23 MAY
BAPTIST DEACON SAMUEL SHARPE HUNG FOR LEADING JAMAICAN SLAVE STRIKE

[ 23 May 1832 ]
Today in 1832, the Jamaican Baptist deacon Samuel Sharpe was hung by the British for leading a slave strike. He was the last of 326 slaves to be executed. Their crime was refusing to follow orders by refusing to return to work after their Christmas two day leave.

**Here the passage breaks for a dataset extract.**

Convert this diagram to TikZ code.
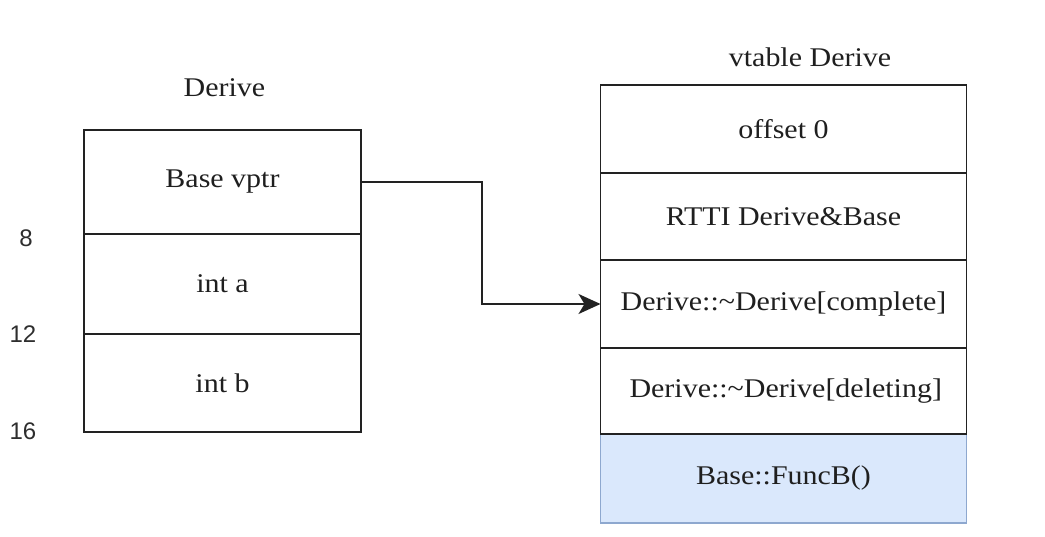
\documentclass[tikz,border=0pt]{standalone}
\usepackage{fontspec}
\setmainfont{Liberation Serif}[FakeStretch=1.11]
\newfontfamily\numfont{Liberation Sans}
\usetikzlibrary{arrows.meta}
\definecolor{bluefill}{HTML}{DAE8FC}
\definecolor{blueline}{HTML}{8EA8CF}
\definecolor{linecol}{HTML}{222222}
\begin{document}
\begin{tikzpicture}[x=1pt,y=-1pt,
  cell/.style={draw=linecol,line width=1.8pt,inner sep=0pt,outer sep=0pt,rectangle,
    font=\fontsize{27}{32}\selectfont,text=black!88},
  lcell/.style={cell,minimum width=277pt},
  vcell/.style={cell,minimum width=366pt},
  bcell/.style={vcell,fill=bluefill,draw=blueline,line width=1.3pt},
  ttl/.style={font=\fontsize{27}{32}\selectfont,text=black!88,inner sep=0pt},
  num/.style={font=\numfont\fontsize{24}{28}\selectfont,text=black!82,inner sep=0pt},
  conn/.style={draw=linecol,line width=1.8pt,-{Stealth[length=22pt,width=20pt,inset=6pt]}}]
\useasboundingbox[fill=white] (0,0) rectangle (1045,537);
% left object
\node[ttl] (tderive) at (224.5,88) {Derive};
\node[lcell,minimum height=104pt] (r1) at (222.5,182) {Base vptr};
\node[lcell,minimum height=100pt] (r2) at (222.5,284) {int a};
\node[lcell,minimum height=98pt] (r3) at (222.5,383) {int b};
\node[num] (n8) at (26,238) {8};
\node[num] (n12) at (23,334) {12};
\node[num] (n16) at (23,431) {16};
% vtable
\node[ttl] (tvt) at (810,57) {vtable Derive};
\node[bcell,minimum height=89pt] (v5) at (783.5,478.5) {Base::FuncB()};
\node[vcell,minimum height=88pt] (v1) at (783.5,129) {offset 0};
\node[vcell,minimum height=87pt] (v2) at (783.5,216.5) {RTTI Derive\&Base};
\node[vcell,minimum height=88pt] (v3) at (783.5,304) {Derive::\char"007E Derive[complete]};
\node[vcell,minimum height=86pt] (v4) at (783.5,391) {\,Derive::\char"007E Derive[deleting]};
% connector
\coordinate (k1) at (482,182);
\draw[conn] (r1.east) -- (k1) |- (v3.west);
\end{tikzpicture}
\end{document}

A European resident who had earlier been held captive by the slaves later reported that Sharpe
‘said that he did not wish to take away the life of any person who did not stand between him and his rights; that it was but lately that he had begun to know much of religion but that he knew and I knew as well, that freedom was their right, and freedom they would have…. (and) he said a great deal more, all tending to show that from the religious notions he had imbibed, he conceived that the slaves had a right to be free.’1
EDITOR OF THE TIMES ADMITS CENSORING REPORTS CRITICAL OF NAZI GERMANY

[ 23 May 1937 ]
On this day in 1937, Geoffrey Dawson, editor of The Times, confessed to H.G. Daniels, his Geneva correspondent, that ‘I did my utmost, night after night, to keep out of the paper anything that might hurt (Nazi) sensibilities.’ As a close friend of Prime Minister Neville Chamberlain and a member of the pro-Nazi Anglo-German Fellowship, Dawson felt strongly that it was in the interests of big business to maintain friendly relations with Hitler’s regime, despite its murderous persecution of Jews and aggressive rearmament.2
FOOTNOTES
- The Brighton Gazette, 1 March 1832, p. 4.
- Letter of 23 May 1937 from Geoffrey Dawson, Editor of The Times, to H.G. Daniels cited in Franklin Reid Gannon, The British Press and Germany, 1936-1939, Clarendon Press, Oxford, 1971, p. 114.